= What is expected =
Identify the lines that include the word "this", then copy all of them.

= Listing =

....

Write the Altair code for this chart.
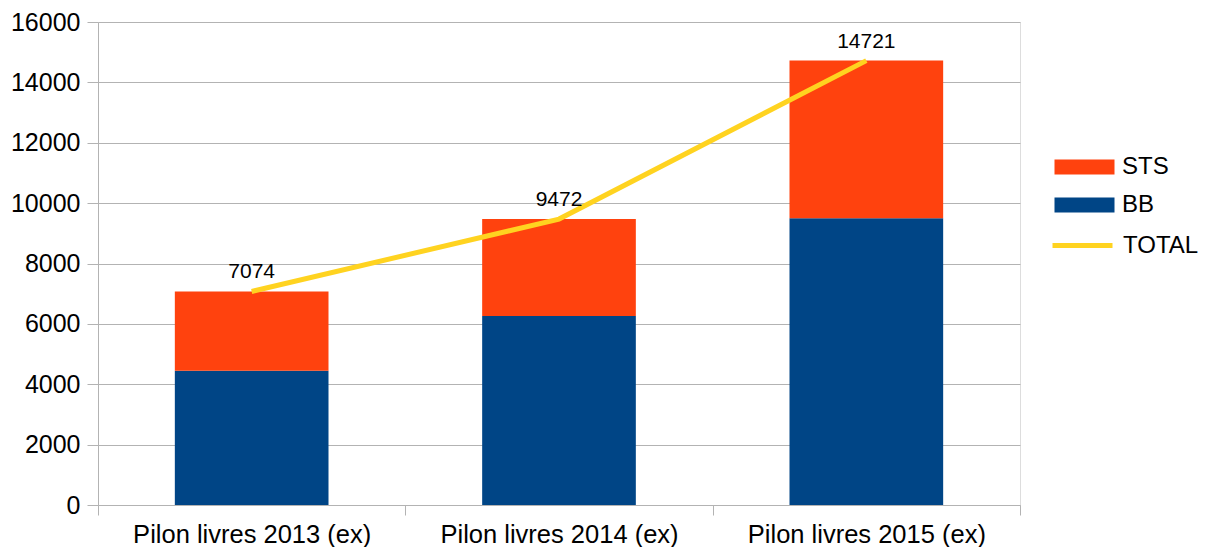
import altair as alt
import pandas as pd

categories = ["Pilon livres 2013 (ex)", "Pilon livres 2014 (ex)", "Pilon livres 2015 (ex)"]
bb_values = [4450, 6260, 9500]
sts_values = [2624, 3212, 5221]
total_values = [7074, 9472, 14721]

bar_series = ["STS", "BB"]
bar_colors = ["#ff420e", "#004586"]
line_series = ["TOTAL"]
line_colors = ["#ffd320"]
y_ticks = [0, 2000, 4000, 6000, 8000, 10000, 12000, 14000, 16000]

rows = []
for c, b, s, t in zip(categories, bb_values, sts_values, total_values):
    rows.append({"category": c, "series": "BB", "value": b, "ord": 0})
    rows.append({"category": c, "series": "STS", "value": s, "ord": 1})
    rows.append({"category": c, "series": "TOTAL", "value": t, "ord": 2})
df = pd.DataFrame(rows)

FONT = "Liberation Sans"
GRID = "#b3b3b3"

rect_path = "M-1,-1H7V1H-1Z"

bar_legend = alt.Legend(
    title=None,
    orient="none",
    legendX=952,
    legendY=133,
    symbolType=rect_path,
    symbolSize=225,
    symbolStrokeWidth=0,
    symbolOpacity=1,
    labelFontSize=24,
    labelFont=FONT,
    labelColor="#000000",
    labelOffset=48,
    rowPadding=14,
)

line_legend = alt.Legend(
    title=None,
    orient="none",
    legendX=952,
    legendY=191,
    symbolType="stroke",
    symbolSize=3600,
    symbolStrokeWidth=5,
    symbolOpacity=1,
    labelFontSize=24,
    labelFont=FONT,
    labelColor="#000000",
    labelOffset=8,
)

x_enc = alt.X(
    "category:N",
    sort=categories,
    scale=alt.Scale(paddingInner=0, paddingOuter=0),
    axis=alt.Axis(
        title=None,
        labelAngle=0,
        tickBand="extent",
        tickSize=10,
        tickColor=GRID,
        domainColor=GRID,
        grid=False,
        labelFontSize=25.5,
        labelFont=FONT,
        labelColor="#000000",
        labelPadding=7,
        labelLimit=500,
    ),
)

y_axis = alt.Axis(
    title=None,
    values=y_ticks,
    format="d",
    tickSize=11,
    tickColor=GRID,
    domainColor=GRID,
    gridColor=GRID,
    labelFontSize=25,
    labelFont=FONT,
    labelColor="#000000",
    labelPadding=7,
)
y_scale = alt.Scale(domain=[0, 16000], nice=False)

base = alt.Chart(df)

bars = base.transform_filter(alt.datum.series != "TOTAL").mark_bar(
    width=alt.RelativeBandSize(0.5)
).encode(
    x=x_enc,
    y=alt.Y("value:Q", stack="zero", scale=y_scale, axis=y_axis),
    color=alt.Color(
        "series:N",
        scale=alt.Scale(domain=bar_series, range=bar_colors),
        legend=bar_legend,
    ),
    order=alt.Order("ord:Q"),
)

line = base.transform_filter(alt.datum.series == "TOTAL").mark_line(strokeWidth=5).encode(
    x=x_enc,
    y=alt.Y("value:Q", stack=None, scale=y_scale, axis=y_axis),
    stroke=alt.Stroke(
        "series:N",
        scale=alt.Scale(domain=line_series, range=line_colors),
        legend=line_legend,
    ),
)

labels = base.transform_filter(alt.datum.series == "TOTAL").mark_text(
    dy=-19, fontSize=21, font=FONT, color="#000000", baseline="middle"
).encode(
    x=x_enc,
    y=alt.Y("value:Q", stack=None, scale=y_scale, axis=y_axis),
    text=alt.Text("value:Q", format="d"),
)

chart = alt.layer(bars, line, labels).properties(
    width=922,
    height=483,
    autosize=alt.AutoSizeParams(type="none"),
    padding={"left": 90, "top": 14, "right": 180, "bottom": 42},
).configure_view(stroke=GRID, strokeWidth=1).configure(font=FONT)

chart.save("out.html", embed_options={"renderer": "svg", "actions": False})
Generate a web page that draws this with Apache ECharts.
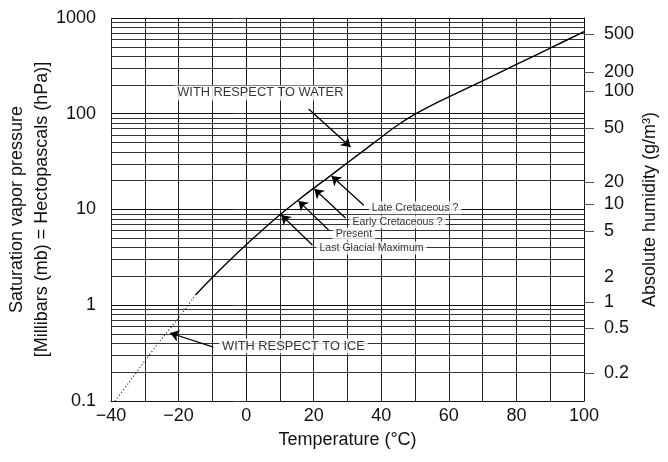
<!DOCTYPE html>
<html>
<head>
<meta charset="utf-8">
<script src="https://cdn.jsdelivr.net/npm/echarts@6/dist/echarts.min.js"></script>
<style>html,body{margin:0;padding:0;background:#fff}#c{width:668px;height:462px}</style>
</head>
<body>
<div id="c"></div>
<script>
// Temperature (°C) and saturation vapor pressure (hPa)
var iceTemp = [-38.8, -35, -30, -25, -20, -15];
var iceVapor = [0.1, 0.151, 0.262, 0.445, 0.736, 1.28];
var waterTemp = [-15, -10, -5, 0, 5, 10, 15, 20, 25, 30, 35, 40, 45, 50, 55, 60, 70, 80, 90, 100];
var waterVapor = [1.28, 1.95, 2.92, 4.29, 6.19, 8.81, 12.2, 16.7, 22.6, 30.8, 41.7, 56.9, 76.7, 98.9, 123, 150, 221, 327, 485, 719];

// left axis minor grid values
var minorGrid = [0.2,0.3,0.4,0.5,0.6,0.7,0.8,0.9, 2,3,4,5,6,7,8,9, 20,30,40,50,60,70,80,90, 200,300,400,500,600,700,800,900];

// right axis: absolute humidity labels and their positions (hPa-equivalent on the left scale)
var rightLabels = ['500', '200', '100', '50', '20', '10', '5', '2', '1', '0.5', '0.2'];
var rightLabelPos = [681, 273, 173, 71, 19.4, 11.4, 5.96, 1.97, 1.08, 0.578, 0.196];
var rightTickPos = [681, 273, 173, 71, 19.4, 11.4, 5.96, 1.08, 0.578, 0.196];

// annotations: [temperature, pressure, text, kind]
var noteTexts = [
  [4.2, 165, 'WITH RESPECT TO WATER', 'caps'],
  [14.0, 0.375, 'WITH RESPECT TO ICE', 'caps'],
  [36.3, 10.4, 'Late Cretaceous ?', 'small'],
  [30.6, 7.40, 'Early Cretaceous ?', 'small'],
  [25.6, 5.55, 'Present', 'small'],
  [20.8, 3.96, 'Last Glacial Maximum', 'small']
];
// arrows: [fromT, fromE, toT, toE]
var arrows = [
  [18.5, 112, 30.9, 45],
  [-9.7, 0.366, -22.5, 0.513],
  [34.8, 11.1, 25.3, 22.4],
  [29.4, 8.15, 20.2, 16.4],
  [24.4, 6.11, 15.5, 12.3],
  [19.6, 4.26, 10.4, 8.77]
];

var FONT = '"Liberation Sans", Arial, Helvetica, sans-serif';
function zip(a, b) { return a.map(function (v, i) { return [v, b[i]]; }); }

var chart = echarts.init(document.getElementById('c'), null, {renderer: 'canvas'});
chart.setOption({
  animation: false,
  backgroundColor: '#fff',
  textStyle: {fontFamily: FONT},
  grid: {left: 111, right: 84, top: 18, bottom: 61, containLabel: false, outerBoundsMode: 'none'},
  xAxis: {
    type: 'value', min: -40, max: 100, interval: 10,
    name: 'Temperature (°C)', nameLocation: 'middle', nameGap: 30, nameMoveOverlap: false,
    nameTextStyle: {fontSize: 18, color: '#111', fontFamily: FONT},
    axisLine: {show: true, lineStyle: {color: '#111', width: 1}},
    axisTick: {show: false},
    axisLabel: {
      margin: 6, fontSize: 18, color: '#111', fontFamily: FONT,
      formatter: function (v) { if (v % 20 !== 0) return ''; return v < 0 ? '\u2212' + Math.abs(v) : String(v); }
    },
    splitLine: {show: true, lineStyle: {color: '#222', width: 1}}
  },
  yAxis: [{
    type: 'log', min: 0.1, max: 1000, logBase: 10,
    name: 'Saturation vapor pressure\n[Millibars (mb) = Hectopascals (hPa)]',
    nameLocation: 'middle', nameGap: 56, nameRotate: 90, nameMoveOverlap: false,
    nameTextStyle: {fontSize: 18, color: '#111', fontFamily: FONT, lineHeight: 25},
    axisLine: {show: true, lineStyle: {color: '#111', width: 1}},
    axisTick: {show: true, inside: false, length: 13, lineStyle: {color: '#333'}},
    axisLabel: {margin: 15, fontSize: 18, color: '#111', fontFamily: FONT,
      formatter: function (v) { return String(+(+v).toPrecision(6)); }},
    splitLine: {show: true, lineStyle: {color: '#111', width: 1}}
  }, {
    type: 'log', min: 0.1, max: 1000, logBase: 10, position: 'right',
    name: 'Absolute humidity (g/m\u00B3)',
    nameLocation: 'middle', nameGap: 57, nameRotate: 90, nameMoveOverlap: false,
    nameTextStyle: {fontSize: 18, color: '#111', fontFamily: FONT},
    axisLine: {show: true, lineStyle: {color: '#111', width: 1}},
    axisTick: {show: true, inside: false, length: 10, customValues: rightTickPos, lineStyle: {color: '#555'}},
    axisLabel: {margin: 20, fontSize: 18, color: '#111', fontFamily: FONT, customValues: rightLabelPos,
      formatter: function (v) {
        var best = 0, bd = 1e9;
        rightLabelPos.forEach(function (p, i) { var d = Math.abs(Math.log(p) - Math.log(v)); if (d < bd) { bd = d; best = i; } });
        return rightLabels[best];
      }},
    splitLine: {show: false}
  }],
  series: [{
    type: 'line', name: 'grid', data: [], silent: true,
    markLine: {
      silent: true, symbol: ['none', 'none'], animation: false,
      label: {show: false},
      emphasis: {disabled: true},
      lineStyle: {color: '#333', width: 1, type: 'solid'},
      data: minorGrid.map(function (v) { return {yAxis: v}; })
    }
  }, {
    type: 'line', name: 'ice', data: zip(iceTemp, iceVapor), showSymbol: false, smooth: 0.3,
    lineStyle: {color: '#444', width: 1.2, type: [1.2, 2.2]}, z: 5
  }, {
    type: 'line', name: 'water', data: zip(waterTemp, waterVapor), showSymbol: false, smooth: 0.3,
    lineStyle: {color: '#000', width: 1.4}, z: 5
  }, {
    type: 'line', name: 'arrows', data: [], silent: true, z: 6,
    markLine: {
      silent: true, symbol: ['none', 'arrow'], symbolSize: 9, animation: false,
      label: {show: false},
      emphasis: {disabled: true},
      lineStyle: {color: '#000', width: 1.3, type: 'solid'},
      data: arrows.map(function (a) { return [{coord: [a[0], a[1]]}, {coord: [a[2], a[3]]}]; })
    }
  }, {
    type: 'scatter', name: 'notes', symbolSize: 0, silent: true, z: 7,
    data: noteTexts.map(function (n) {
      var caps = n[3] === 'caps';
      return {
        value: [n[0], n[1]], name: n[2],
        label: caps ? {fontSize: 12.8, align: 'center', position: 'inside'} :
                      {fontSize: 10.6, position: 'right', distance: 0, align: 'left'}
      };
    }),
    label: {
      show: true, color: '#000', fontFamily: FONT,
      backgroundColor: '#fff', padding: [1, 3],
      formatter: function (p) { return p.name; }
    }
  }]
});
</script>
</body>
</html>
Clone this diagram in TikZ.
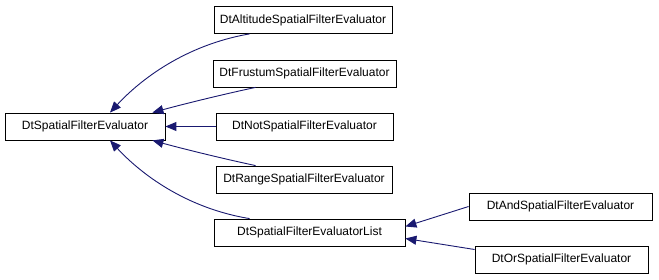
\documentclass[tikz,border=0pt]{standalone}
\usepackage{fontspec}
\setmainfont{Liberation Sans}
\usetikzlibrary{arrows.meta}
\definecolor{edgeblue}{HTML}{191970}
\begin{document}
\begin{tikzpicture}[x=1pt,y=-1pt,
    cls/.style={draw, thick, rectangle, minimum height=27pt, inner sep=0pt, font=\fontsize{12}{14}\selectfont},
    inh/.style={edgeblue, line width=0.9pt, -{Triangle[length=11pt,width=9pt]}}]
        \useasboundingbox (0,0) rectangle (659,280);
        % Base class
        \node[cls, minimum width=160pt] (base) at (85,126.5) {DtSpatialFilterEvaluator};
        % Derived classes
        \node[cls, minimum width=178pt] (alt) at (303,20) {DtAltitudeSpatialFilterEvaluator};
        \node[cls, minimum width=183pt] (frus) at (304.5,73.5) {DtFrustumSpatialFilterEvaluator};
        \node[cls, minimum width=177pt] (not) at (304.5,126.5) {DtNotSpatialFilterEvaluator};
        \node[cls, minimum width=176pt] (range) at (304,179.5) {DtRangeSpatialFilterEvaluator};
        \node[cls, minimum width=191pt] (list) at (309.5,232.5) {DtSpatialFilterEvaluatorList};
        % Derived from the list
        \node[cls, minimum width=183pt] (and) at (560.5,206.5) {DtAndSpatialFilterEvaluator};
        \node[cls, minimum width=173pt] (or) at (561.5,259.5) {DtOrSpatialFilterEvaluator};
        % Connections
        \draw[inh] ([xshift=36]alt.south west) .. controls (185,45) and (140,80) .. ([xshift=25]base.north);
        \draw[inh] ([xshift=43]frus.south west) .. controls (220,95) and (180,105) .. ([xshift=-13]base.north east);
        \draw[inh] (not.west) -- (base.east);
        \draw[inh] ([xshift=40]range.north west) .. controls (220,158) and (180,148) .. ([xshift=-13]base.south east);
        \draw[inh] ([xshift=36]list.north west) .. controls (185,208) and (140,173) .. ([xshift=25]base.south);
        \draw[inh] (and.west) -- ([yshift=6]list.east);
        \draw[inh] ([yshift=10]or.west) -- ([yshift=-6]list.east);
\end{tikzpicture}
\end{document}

....

= Completed task =
Write the Altair code for this chart.
Generate a web page that draws this with Apache ECharts.
Clone this diagram in TikZ.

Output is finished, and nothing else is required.